As Holy Week begins, many search the scriptures for glimpses of Jesus of Nazareth through prayer and ritual enactment of His passion, death, and resurrection. Both Testaments reference God’s salvation mysteries, a response to the woeful circumstances that we have created for themselves. One of the most powerful images comes from the Old Testament, and still sparks fire in my psyche and reduces me to silence.

The image of an enigmatic suffering servant emerges in four songs, found in the Book of Consolation, attributed to Isaiah’s prophetic school, the Book of Consolation, in the sixth century, BCE.   

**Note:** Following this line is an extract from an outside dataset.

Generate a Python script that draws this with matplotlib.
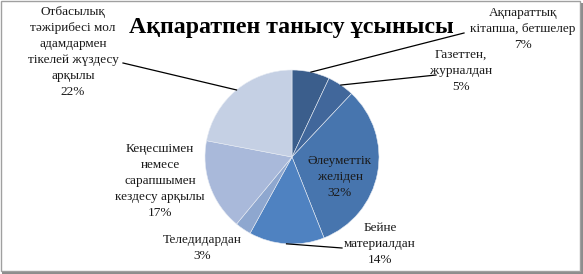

In the First Servant Song, Yahweh speaks of taking his beloved’s hand and forming Him, endowing Him with the spirit of prophets, gentleness, and soft-spokeness. As servant, His mandate is to serve the cause of right, to be a covenant of His people, and to free the blind and imprisoned.

To his former gifts, the Servant in the Second Song acknowledges his former gifts, adding his tongue like a sharp sword or arrow for disputes, and his light a beacon for all nations. Salvation is world-wide.

The gift of listening enables the Third Servant, with Yahweh’s help, to maneuver the courts; opposition will be devoured “like moths.” Critical, above all, is to lean upon God in the midst of darkness. The first reference to “plucking beards,” to “whippings” occurs in this Song.

But in The Fourth Song, the suffering servant bears the full brunt of unspeakable cruelties, many of which are identical with Jesus’s passion narrative in the gospels. These atrocities, silently borne, address the global sin that still persists.

So, superimposing these vignettes atop each other, reveal another way of viewing Jesus that still silences me, especially Jesus in His suffering members in Ukraine. There, fires still burn.